§ Set task: The lines to extract run from the first line of the material below to the line containing "from bokeh.resources import INLINE", both included; leave the pictures behind.

§ Data extract:
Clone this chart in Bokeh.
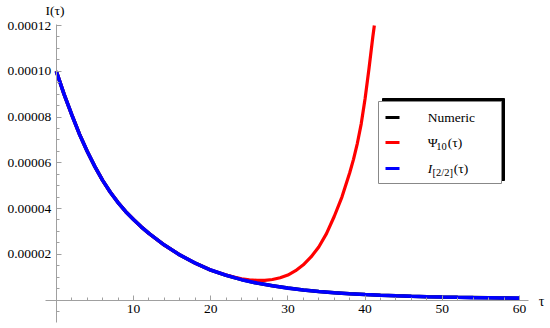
from bokeh.plotting import figure
from bokeh.models import Range1d, FixedTicker, PrintfTickFormatter
from bokeh.core.properties import value
from bokeh.embed import file_html
from bokeh.resources import INLINE

# ---------------- data ----------------
tau_num = [0, 1, 2, 3, 4, 5, 6, 7, 8, 9, 10, 11, 12, 14, 16, 18, 20, 22, 24, 26, 28,
           30, 32, 34, 36, 38, 40, 42, 44, 46, 48, 50, 52, 54, 56, 58, 60]
i_num = [100, 90, 81, 72.5, 65, 58.3, 52.3, 47.1, 42.6, 38.6, 35.2, 32.0, 29.1, 24.0,
         19.7, 16.1, 13.1, 10.8, 8.9, 7.4, 6.2, 5.2, 4.4, 3.75, 3.2, 2.75, 2.4, 2.1,
         1.85, 1.63, 1.45, 1.3, 1.17, 1.06, 0.96, 0.87, 0.8]          # x 1e-6

tau_pade = tau_num
i_pade = i_num                                                        # x 1e-6

tau_psi = [0, 1, 2, 3, 4, 5, 6, 7, 8, 9, 10, 11, 12, 14, 16, 18, 20, 21, 22, 23, 24,
           25, 26, 27, 28, 29, 30, 31, 32, 33, 34, 35, 36, 37, 38, 38.5, 39, 39.5,
           40, 40.5, 41, 41.2]
i_psi = [100, 90, 81, 72.5, 65, 58.3, 52.3, 47.1, 42.6, 38.6, 35.2, 32.0, 29.1, 24.0,
         19.7, 16.1, 13.1, 12.0, 10.9, 10.0, 9.3, 8.8, 8.55, 8.6, 8.95, 9.7, 10.9,
         12.8, 15.4, 18.8, 23.2, 29.0, 36.5, 45.0, 55.5, 61.5, 68.5, 77.0, 88.0,
         101.0, 115.0, 120.0]                                          # x 1e-6

x_ticks = [10, 20, 30, 40, 50, 60]
y_ticks = [2e-5, 4e-5, 6e-5, 8e-5, 1e-4, 1.2e-4]
legend_labels = ["Numeric", "\u03a8", "10", "(\u03c4)", "I", "[2/2]", "(\u03c4)"]

scale = 1e-6
i_num_v = [v * scale for v in i_num]
i_pade_v = [v * scale for v in i_pade]
i_psi_v = [v * scale for v in i_psi]

# ---------------- figure geometry ----------------
W, H = 550, 328
x_start, x_end = -7.228, 64.02
y_start, y_end = -1.2459e-5, 1.30929e-4
PXX = W / (x_end - x_start)
PXY = H / (y_end - y_start)


def X(px):
    return x_start + px / PXX


def Y(py):
    return y_end - py / PXY


FONT_NAME = "Liberation Serif"
FONT = value(FONT_NAME)
AX = "#a0a0a0"

p = figure(width=W, height=H, x_range=Range1d(x_start, x_end),
           y_range=Range1d(y_start, y_end), output_backend="svg",
           toolbar_location=None, min_border=0)
p.grid.visible = False
p.outline_line_color = None
p.background_fill_color = "white"
p.border_fill_color = "white"

# axes through the origin
p.xaxis.fixed_location = 0
p.yaxis.fixed_location = 0
p.xaxis.bounds = (-1.4, 61.2)
p.yaxis.bounds = (-1.0e-5, 1.205e-4)

x_minor = [m * 2 for m in range(1, 31) if (m * 2) % 10 != 0]
y_minor = [k * 5e-6 for k in range(-1, 24) if k % 4 != 0]
p.xaxis.ticker = FixedTicker(ticks=x_ticks, minor_ticks=x_minor)
p.yaxis.ticker = FixedTicker(ticks=y_ticks, minor_ticks=y_minor)
p.yaxis.formatter = PrintfTickFormatter(format="%.5f")

for ax in (p.xaxis, p.yaxis):
    ax.axis_line_color = AX
    ax.major_tick_line_color = AX
    ax.minor_tick_line_color = AX
    ax.major_tick_in = 5
    ax.major_tick_out = 0
    ax.minor_tick_in = 3
    ax.minor_tick_out = 0
    ax.major_label_text_font = FONT_NAME
    ax.major_label_text_font_size = "13.5px"
    ax.major_label_text_color = "black"
    ax.major_label_standoff = 5

# curves (drawn in the order of the legend)
p.line(tau_num, i_num_v, line_color="black", line_width=3.5)
p.line(tau_psi, i_psi_v, line_color="#ff0000", line_width=3.2)
p.line(tau_pade, i_pade_v, line_color="#0000ff", line_width=3.6)

# axis labels
p.text(x=[X(54.5)], y=[Y(10)], text=["I(\u03c4)"], text_font=FONT,
       text_font_size="13.5px", text_align="center", text_baseline="middle",
       text_color="black")
p.text(x=[X(541)], y=[Y(301)], text=["\u03c4"], text_font=FONT,
       text_font_size="14px", text_align="center", text_baseline="middle",
       text_color="black")

# legend (drawn by hand for the sub-scripted labels)
p.quad(left=[X(382)], right=[X(504)], top=[Y(98)], bottom=[Y(180)],
       fill_color="black", line_color="black")
p.quad(left=[X(378)], right=[X(501)], top=[Y(101)], bottom=[Y(183)],
       fill_color="white", line_color="#888888", line_width=1)

rows = [117, 142, 168]
colors = ["black", "#ff0000", "#0000ff"]
p.segment(x0=[X(385)] * 3, x1=[X(399)] * 3, y0=[Y(r) for r in rows],
          y1=[Y(r) for r in rows], line_color=colors, line_width=3)

main_x = [X(427.3), X(427.3), X(447.3), X(427.3), X(453.3)]
main_y = [Y(rows[0]), Y(rows[1]), Y(rows[1]), Y(rows[2]), Y(rows[2])]
main_t = [legend_labels[0], legend_labels[1], legend_labels[3], legend_labels[4],
          legend_labels[6]]
p.text(x=main_x[:3], y=main_y[:3], text=main_t[:3], text_font=FONT,
       text_font_size="13.5px", text_align="left", text_baseline="middle",
       text_color="black")
p.text(x=[main_x[3]], y=[main_y[3]], text=[main_t[3]], text_font=FONT,
       text_font_style="italic", text_font_size="13.5px", text_align="left",
       text_baseline="middle", text_color="black")
p.text(x=[main_x[4]], y=[main_y[4]], text=[main_t[4]], text_font=FONT,
       text_font_size="13.5px", text_align="left", text_baseline="middle",
       text_color="black")
p.text(x=[X(435.7), X(432.0)], y=[Y(rows[1] + 4), Y(rows[2] + 4)],
       text=[legend_labels[2], legend_labels[5]], text_font=FONT,
       text_font_size="10.5px", text_align="left", text_baseline="middle",
       text_color="black")

open("out.html", "w").write(file_html(p, INLINE))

§ Exercise response:
Clone this chart in Bokeh.
from bokeh.plotting import figure
from bokeh.models import Range1d, FixedTicker, PrintfTickFormatter
from bokeh.core.properties import value
from bokeh.embed import file_html
from bokeh.resources import INLINE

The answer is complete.